Britain’s top investment banks have been urged by campaigners to stop being “elitist” and hire more staff from diverse backgrounds.

They have called for City firms to take candidates from less privileged families who do not have expensive suits or posh accents.

It comes after a report found recruitment in the industry “set up barriers for individuals from non-privileged backgrounds” and favour graduates who have wealthy or famous parents or attended private schools.

The study by the Social Mobility Commission said people with first-class degrees are being “locked out” from jobs if they wear brown shoes, look uncomfortable in a suit or have the wrong “aura”.

One British-Asian finance worker in London, who wished to remain anonymous, told Eastern Eye that promotion is hard for ethnic minorities from low income backgrounds.

She said: “The finance sector do hire a lot of Asians, however the chances for a promotion are always slim.

“Even if I go out to build a rapport with senior colleagues, give them a chance to know me better, I still won’t be able to make the impression they’re looking for. Because I don’t drink, I’ll be excluded from social events.

“Regardless of who is more capable of doing the job doesn’t doesn’t always hold as much importance as it should.

“People from low income backgrounds can’t always afford to be suited and booted. Especially if you come from a more deprived background where having a roof on your head is the priority – the job is a means of keeping that roof.”

The Socio-Economic Diversity in Life Sciences and Investment Banking report, published last week, said 34 per cent of new entrants to banking attended a fee-paying school, rising to almost 70 per cent in the private equity sector.

And over 50 per cent of bank bosses in the UK were educated privately, while 65 per cent of employees went to a fee-paying school and Oxford University.

One interviewee told the report’s researchers it was easy to spot candidates from non-privileged backgrounds.

“From my experience [they] … don’t have a haircut… their suit’s always too big… they don’t know which tie to wear.”

Grace Mehanna, campaign director for the Business in the Community group, told Eastern Eye: “If investment banks are interested in keeping up with a changing world, then their recruitment methods need to catch up.

“This means advertising their roles to a broad base of applicants, being more transparent about their criteria for selection and ensuring that young people are not excluded on the basis of the way they look, their postcode, informal networks or lack of previous experience.

“Businesses have a responsibility to break down barriers to recruitment, but also to take a long-term holistic approach to social mobility, starting with inspiring young people while they are in education to understand the opportunities in the world of work and how to access them.”

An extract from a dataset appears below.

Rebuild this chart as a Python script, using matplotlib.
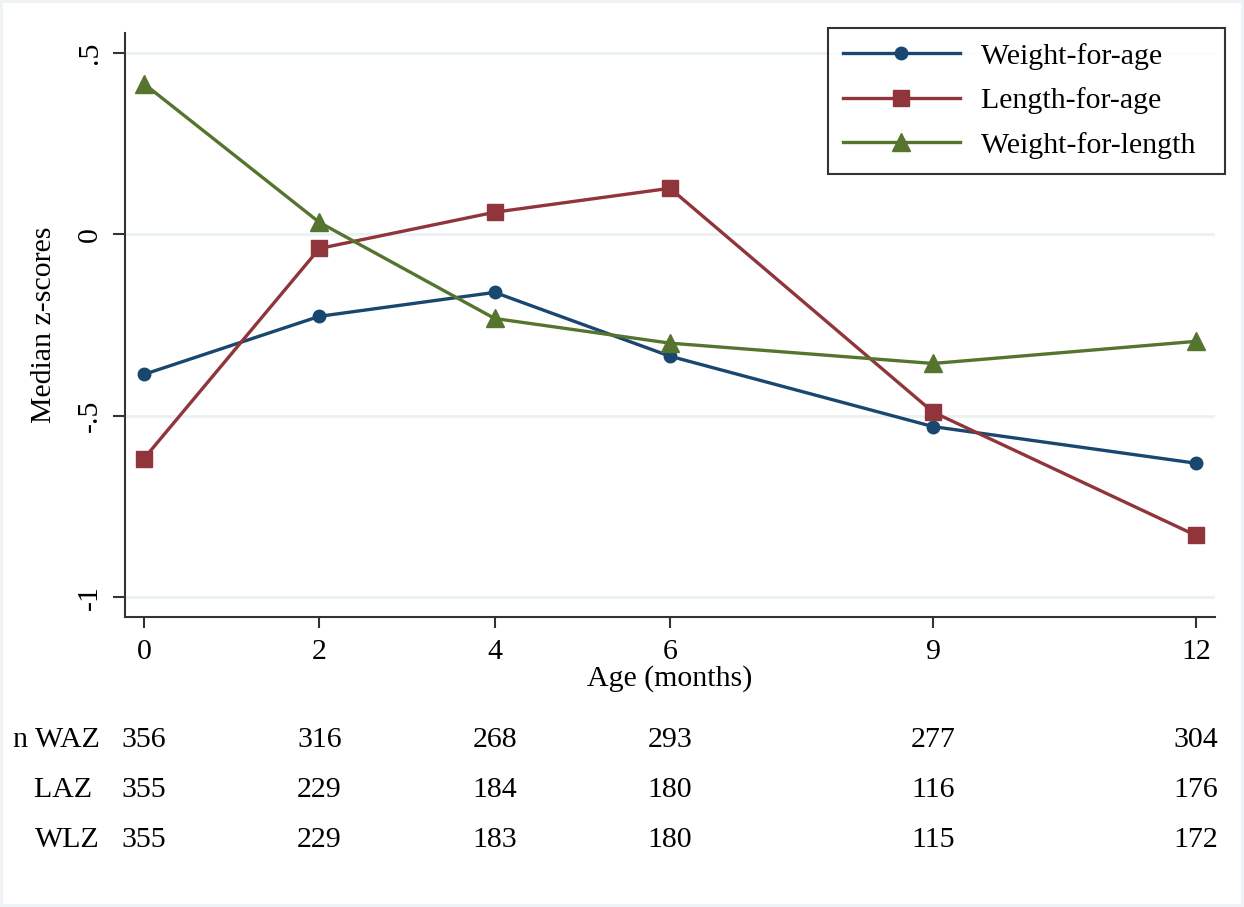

Charlotte Sweeney is Harvard University’s Global Leadership award winner and has written a guide called Inclusive Leadership, which is out this month.

The diversity expert told Eastern Eye that companies should focus on the talent of potential workers rather than just their A-level grades and degree.

“As someone who left school at the age of 16 in Yorkshire and progressed to a senior position in investment banking, the examples shared are all too true – even 25 years after leaving school, it was an issue for some that I hadn’t been to university.

“I have seen numerous examples where intern opportunities were given to client’s children rather than broadening the search for potential future talent – this is where the elitist network plays a part.

“Many banks continue to focus their graduate recruitment energies on the top universities within the country. There has been an increased focus on engaging with Russell Group universities, which include Leeds, York, Manchester and Sheffield, but more needs to be done.

“Investment banks should monitor where they are hiring the graduates from, as well as their performance once in role.”

In July, 72 City firms signed up to a charter to link bonuses to the appointment of senior women and pledged to set targets for gender diversity in management, publish progress reports annually and hire an executive to take charge of their strategy.

The move came after a survey in 2015 found that workplace diversity was rated as “important” or “very important” by 59 per cent of investment bankers.

At the bottom of the list were insurance sector staff with 39 per cent rating diversity as “important”, according to recruiters Astbury Marsden.

The British Banking Association said firms are improving recruitment. A spokesman said: “The banking industry has made significant strides to improve social mobility at all levels but recognises that we can’t afford to be complacent.”